> **Directive**
Would you copy the records below, exactly and only from their first line through the line containing "fig = go.Figure()", without any pictures?

[Charts and diagrams as code]
╭──

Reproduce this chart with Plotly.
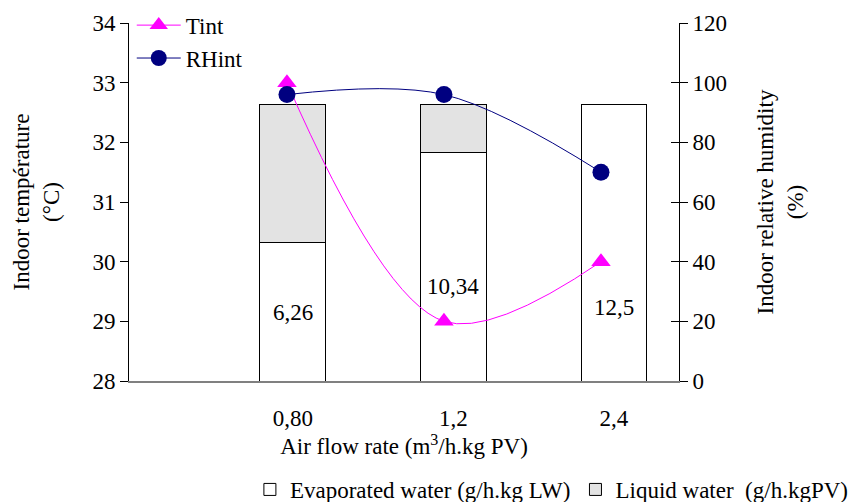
import plotly.graph_objects as go

# ---- data ----
categories = ["0,80", "1,2", "2,4"]
evaporated = [6.26, 10.34, 12.5]
liquid = [6.24, 2.16, 0.0]
evap_labels = ["6,26", "10,34", "12,5"]
tint = [33, 29, 30]
rhint = [96, 96, 70]

FONT = "Liberation Serif"
FS = 23

fig = go.Figure()

# bars on the main subplot (drawn first, underneath)
fig.add_trace(go.Bar(
    x=categories, y=evaporated, name="Evaporated water (g/h.kg LW)",
    marker=dict(color="white", line=dict(color="black", width=1)),
    width=0.41, xaxis="x", yaxis="y", legend="legend2",
))
fig.add_trace(go.Bar(
    x=categories, y=liquid, name="Liquid water  (g/h.kgPV)",
    marker=dict(color="#E3E3E3", line=dict(color="black", width=1)),
    width=0.41, xaxis="x", yaxis="y", legend="legend2",
))
# lines on overlaid axes
fig.add_trace(go.Scatter(
    x=categories, y=tint, name="Tint", mode="lines+markers",
    line=dict(color="#FF00FF", width=1, shape="spline", smoothing=1.0),
    marker=dict(symbol="triangle-up", size=17, color="#FF00FF"),
    xaxis="x2", yaxis="y2", legend="legend",
))
fig.add_trace(go.Scatter(
    x=categories, y=rhint, name="RHint", mode="lines+markers",
    line=dict(color="#000080", width=1, shape="spline", smoothing=1.0),
    marker=dict(symbol="circle", size=17, color="#000080"),
    xaxis="x2", yaxis="y3", legend="legend",
))
# dummy trace to activate the crossing-tick axis
fig.add_trace(go.Scatter(x=[None], y=[None], xaxis="x2", yaxis="y4",
                         showlegend=False, hoverinfo="skip"))

label_y = [3.08, 4.25, 3.3]
for c, t, ly in zip(categories, evap_labels, label_y):
    fig.add_annotation(x=c, y=ly, xref="x", yref="y", text=t, showarrow=False,
                       font=dict(family=FONT, size=FS, color="black"))

fig.update_layout(
    width=864, height=502,
    margin=dict(l=121, r=193, t=15, b=129, autoexpand=False),
    paper_bgcolor="white", plot_bgcolor="white",
    font=dict(family=FONT, size=FS, color="black"),
    barmode="stack",
    xaxis=dict(type="category", categoryorder="array", categoryarray=categories,
               range=[-1.02, 2.405], showline=True, linecolor="#808080", linewidth=2,
               ticks="", showgrid=False, zeroline=False, ticklabelstandoff=15,
               title=dict(text="Air flow rate (m<sup>3</sup>/h.kg PV)", standoff=5,
                          font=dict(family=FONT, size=FS))),
    yaxis=dict(range=[0, 16.17], visible=False),
    xaxis2=dict(type="category", categoryorder="array", categoryarray=categories,
                range=[-1.006, 2.497], overlaying="x", visible=False),
    yaxis2=dict(range=[28, 34], dtick=1, overlaying="y", side="left", anchor="x",
                showline=True, linecolor="black", linewidth=1,
                ticks="outside", ticklen=8, tickcolor="black", showgrid=False, zeroline=False,
                title=dict(text="Indoor température<br>(°C)", standoff=26,
                           font=dict(family=FONT, size=FS))),
    yaxis3=dict(range=[0, 120], dtick=20, overlaying="y", side="right", anchor="x",
                showline=True, linecolor="black", linewidth=1,
                ticks="outside", ticklen=8, tickcolor="black", showgrid=False, zeroline=False,
                title=dict(text="Indoor relative humidity<br>(%)", standoff=30,
                           font=dict(family=FONT, size=FS))),
    yaxis4=dict(range=[0, 120], dtick=20, overlaying="y", side="right", anchor="x",
                ticks="inside", ticklen=8, tickcolor="black", showticklabels=False,
                showgrid=False, zeroline=False, showline=False),
    legend=dict(x=0.005, y=1.054, xanchor="left", yanchor="top", bgcolor="rgba(0,0,0,0)",
                itemwidth=44, font=dict(family=FONT, size=FS), tracegroupgap=0,
                traceorder="normal"),
    legend2=dict(orientation="h", x=1.318, y=-0.303, xanchor="right", yanchor="middle",
                 bgcolor="rgba(0,0,0,0)", font=dict(family=FONT, size=FS),
                 itemwidth=30, traceorder="normal"),
    showlegend=True,
)

fig.write_html("out.html")
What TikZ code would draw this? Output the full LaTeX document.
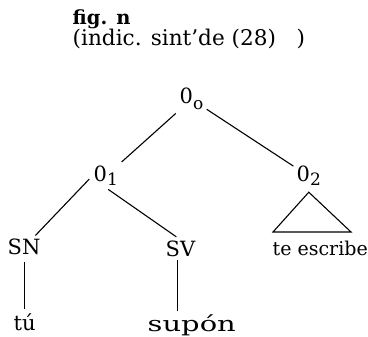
\documentclass[tikz,border=0pt]{standalone}
\usepackage{fontspec}
\setmainfont{DejaVu Serif}
\newfontfamily\titlebf{DejaVu Serif Bold}
\begin{document}
\begin{tikzpicture}[x=1pt,y=-1pt,
  lbl/.style={inner sep=1.5pt, font=\fontsize{21}{24}\selectfont, anchor=base west},
  edge/.style={line width=1.1pt}]
\useasboundingbox (0,0) rectangle (368,337);
% title
\node[lbl, font=\titlebf\fontsize{19.5}{22}\selectfont] (fig) at (71,25) {fig. n};
\node[lbl, font=\fontsize{21.6}{25}\selectfont] (ind) at (71,46) {(indic. sint'de (28)};
\node[lbl, font=\fontsize{21.6}{25}\selectfont] (par) at (295,46) {)};
% tree nodes
\node[lbl] (o0) at (178,104) {0\raisebox{-6pt}{\fontsize{17}{17}\selectfont o}};
\node[lbl] (o1) at (92,182) {0\raisebox{-4pt}{\fontsize{17}{17}\selectfont 1}};
\node[lbl] (o2) at (295,182) {0\raisebox{-4pt}{\fontsize{17}{17}\selectfont 2}};
\node[lbl] (sn) at (6,255) {SN};
\node[lbl] (sv) at (164,257) {SV};
\node[lbl] (tu) at (12,331) {tú};
\node[lbl] (sup) at (146,332) {\scalebox{1.38}[1]{supón}};
\node[lbl, font=\fontsize{19}{22}\selectfont] (te) at (271,256) {te escribe};
\coordinate (tl) at (273,232);
\coordinate (tr) at (351,232);
% connectors
\draw[edge, shorten <=3pt, shorten >=4pt] (o0) -- (o1);
\draw[edge, shorten <=2pt, shorten >=2pt] (o0) -- (o2);
\draw[edge, shorten <=4pt, shorten >=3pt] (o1.west) -- (sn);
\draw[edge, shorten <=3pt, shorten >=5pt] (o1.south) -- (sv.north);
\draw[edge, shorten <=5pt, shorten >=4pt] (sn.south) -- (sn.south |- tu.north);
\draw[edge, shorten <=1pt, shorten >=3pt] ([xshift=-3pt]sv.south) -- ([xshift=-3pt]sv.south |- sup.north);
\draw[edge] ([yshift=-4.5pt]o2.south) -- (tl) -- (tr) -- cycle;
\end{tikzpicture}
\end{document}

╰──

> **The answer**
Reproduce this chart with Plotly.
import plotly.graph_objects as go

# ---- data ----
categories = ["0,80", "1,2", "2,4"]
evaporated = [6.26, 10.34, 12.5]
liquid = [6.24, 2.16, 0.0]
evap_labels = ["6,26", "10,34", "12,5"]
tint = [33, 29, 30]
rhint = [96, 96, 70]

FONT = "Liberation Serif"
FS = 23

fig = go.Figure()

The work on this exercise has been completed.